19. It would further be apposite to reproduce para 16 and 17 of Yadwinder Singh’s case (supra), which reads as under:
“16. The law contemplates and provides for a different outcome under Section 319 of the Code, dependent on the peculiar factual premises of a case. Juxtaposition of the law with the instant factual backdrop reveals as under : It is true that the SIT found no evidence against the private respondents, however such factum by itself puts no fetters on the powers bestowed under Section 319 of the Code. Moreover, eye-witnesses in the Trial Court have named the private respondents as persons present on the site of occurrence. The hardship, were we to adjudge it at this juncture, could be more if the private respondents are not summoned than opposed to if they are.

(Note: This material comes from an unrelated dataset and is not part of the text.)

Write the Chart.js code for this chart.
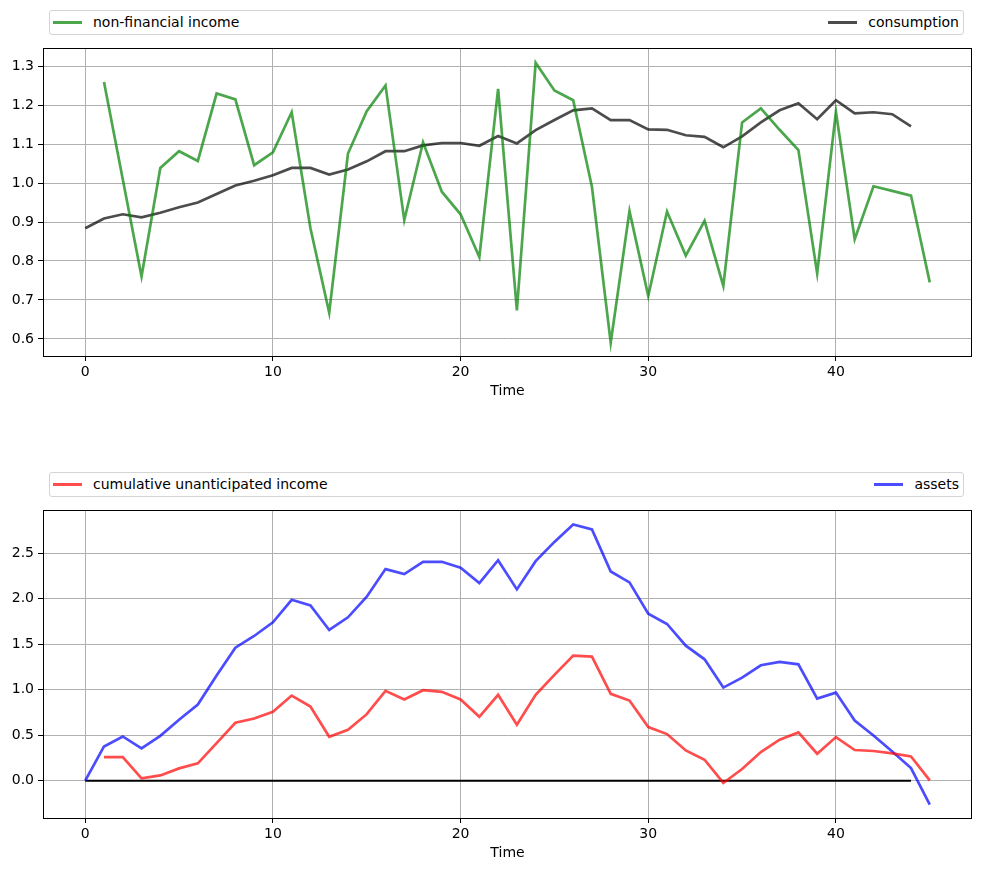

17. Be it noted, the private respondents will have all defences open to them before the Trial Court to put forth their version of innocence, including by way of resort to cross-examination. Trial being an exercise to unravel the truth, given the depositions before the Trial Court, to absolve the private respondents based on the SIT's findings alone, to our mind, may not be in the best interests of justice. Indubitably, while an innocent person should not be punished, no guilty person should go scot-free. The Trial Court could have better worded its order through clearer reasoning. Reproduction of a passage from Ramkrishna Forgings Limited v. Ravindra Loonkar, (2024) 2 SCC 122 is apt:
‘39. In the recent past, from Kranti Associates (P) Ltd. v. Masood Ahmed Khan [Kranti Associates (P) Ltd. v. Masood Ahmed Khan, (2010) 9 SCC 496 : (2010) 3 SCC (Civ) 852] to Manoj Kumar Khokhar v. State of Rajasthan [Manoj Kumar Khokhar v. State of Rajasthan, (2022) 3 SCC 501 : (2022) 2 SCC (Cri) 1], the clear position in law is that a court or even a quasi-judicial authority has a duty to record reasons for its decision. Needless to add, “Reason is the heartbeat of every conclusion. Without the same, it becomes lifeless.” [Raj Kishore Jha v. State of Bihar, (2003) 11 SCC 519 : 2004 SCC (Cri) 212]…”

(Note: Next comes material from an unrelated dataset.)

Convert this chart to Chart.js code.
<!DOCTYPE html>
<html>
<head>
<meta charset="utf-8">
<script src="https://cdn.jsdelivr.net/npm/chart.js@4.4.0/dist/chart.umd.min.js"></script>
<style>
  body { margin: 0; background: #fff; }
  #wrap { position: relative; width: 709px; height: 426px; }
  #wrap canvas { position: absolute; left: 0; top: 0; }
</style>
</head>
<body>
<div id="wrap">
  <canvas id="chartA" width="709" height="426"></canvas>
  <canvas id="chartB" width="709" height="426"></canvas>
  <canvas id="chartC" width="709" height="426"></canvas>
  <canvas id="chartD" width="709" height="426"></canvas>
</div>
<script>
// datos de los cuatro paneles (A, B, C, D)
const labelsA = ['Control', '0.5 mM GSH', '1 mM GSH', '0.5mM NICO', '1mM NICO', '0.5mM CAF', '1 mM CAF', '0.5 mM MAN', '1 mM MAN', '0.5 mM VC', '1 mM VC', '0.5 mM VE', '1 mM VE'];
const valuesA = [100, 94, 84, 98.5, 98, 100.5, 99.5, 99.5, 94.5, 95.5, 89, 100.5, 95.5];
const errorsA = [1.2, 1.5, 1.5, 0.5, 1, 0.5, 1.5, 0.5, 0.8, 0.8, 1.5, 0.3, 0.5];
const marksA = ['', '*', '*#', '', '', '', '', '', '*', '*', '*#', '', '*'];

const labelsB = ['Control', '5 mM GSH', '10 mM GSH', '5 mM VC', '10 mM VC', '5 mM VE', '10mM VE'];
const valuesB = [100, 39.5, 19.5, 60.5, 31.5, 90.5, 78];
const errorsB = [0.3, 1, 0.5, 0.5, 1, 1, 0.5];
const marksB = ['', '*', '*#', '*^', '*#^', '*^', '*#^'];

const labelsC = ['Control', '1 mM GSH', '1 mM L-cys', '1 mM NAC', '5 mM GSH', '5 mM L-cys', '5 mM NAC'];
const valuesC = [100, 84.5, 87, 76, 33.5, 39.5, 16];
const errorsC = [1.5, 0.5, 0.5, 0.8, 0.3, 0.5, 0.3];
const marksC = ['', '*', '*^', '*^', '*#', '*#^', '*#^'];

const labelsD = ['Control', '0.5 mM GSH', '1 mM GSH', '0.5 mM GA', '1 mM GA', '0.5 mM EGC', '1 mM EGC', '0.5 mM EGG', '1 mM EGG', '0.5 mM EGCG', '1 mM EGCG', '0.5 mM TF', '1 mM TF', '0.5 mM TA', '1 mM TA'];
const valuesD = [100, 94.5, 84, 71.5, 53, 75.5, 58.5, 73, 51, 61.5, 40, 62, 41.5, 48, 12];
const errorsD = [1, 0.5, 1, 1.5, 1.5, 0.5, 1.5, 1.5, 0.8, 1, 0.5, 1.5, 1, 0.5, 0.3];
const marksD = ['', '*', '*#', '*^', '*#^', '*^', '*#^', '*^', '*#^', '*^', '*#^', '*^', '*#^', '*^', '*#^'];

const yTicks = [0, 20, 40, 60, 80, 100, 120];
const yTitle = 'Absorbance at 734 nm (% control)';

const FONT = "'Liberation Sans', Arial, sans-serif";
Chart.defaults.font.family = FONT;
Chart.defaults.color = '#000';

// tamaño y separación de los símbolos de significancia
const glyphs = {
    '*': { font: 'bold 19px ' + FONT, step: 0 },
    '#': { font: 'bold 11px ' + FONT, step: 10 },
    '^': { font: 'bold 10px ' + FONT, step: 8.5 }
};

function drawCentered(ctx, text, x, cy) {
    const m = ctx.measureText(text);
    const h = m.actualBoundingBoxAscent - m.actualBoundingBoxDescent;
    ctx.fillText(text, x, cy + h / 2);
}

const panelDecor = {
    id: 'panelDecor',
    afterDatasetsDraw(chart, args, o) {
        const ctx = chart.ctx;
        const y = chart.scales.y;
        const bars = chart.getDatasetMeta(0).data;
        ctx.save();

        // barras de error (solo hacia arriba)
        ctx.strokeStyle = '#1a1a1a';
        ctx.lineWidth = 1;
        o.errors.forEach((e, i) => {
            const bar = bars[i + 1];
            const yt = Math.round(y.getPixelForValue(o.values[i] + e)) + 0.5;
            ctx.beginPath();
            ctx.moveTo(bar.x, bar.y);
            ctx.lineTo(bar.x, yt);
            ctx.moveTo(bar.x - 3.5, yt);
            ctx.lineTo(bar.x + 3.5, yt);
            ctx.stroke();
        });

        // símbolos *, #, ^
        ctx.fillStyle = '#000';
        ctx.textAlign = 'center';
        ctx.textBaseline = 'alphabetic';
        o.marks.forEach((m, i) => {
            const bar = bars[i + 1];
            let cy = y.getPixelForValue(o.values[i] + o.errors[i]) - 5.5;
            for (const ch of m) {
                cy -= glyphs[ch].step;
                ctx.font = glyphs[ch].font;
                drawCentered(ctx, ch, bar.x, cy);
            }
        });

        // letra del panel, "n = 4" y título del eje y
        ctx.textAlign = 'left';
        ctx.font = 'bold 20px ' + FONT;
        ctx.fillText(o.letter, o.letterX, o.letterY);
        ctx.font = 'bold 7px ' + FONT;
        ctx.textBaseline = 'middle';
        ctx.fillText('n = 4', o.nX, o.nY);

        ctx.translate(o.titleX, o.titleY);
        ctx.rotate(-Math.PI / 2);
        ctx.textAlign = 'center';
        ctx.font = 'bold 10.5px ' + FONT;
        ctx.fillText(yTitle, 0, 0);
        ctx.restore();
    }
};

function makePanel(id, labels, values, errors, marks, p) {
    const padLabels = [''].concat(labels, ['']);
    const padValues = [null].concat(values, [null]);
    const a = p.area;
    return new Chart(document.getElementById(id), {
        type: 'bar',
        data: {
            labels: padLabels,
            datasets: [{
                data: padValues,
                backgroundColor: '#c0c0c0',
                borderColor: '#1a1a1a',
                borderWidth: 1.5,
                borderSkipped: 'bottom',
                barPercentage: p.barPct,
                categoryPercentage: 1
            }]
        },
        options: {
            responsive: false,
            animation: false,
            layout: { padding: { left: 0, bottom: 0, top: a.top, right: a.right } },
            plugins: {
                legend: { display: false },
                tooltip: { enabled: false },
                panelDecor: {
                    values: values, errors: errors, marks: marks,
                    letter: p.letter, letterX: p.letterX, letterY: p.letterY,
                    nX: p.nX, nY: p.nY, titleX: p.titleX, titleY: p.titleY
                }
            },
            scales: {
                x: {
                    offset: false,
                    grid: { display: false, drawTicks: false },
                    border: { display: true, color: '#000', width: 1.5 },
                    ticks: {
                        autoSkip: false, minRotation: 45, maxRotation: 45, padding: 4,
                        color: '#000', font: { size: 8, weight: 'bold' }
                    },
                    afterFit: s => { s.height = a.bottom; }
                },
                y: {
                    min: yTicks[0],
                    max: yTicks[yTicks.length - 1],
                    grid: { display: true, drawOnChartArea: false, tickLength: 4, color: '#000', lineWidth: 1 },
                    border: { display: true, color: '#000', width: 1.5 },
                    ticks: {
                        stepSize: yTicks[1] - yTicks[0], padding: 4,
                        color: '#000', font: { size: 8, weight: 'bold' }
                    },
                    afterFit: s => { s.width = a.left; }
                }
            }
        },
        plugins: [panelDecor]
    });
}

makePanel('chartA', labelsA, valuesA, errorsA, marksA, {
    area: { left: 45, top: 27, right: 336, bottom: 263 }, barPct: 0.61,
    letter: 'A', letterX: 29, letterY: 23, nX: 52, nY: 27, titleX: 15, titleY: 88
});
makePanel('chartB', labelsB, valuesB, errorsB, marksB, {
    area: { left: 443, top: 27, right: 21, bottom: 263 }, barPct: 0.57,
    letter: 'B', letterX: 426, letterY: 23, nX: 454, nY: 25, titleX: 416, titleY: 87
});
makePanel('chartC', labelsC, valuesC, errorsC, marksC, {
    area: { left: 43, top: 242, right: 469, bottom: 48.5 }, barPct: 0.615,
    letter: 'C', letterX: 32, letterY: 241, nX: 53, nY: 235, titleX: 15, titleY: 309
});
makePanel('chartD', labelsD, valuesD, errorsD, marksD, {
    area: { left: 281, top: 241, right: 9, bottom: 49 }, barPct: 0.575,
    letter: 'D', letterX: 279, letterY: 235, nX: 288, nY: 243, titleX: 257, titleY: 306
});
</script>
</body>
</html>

20. In view of aforesaid factual and legal submission and also by taking guiding note of Yadwinder Singh’s Case (supra), as the petitioner was present at the place of occurrence as per testimony/oral evidence of injured witnesses, who examined before the court as PW-1 (Shiv Kumari Devi), PW-2 (Manorama Kunwar) and PW- 3/informant (Surendra Kumar Mishra), where they categorically deposed against petitioner as to open fire which caused bullet injury to them particularly upon PW-3/informant to his stomach and other body parts along with co-accused namely, Dharmendra, where order under challenged appears reasoned explaining all aforesaid aspects did not inviting any interference of this Court, while dealing present petition.
21. In view of the aforesaid, this Court finds that the present petition is devoid of any merit, accordingly, same stands dismissed at admission stage itself.
22. Let a copy of this judgment be sent to the learned trial court/concerned court forthwith.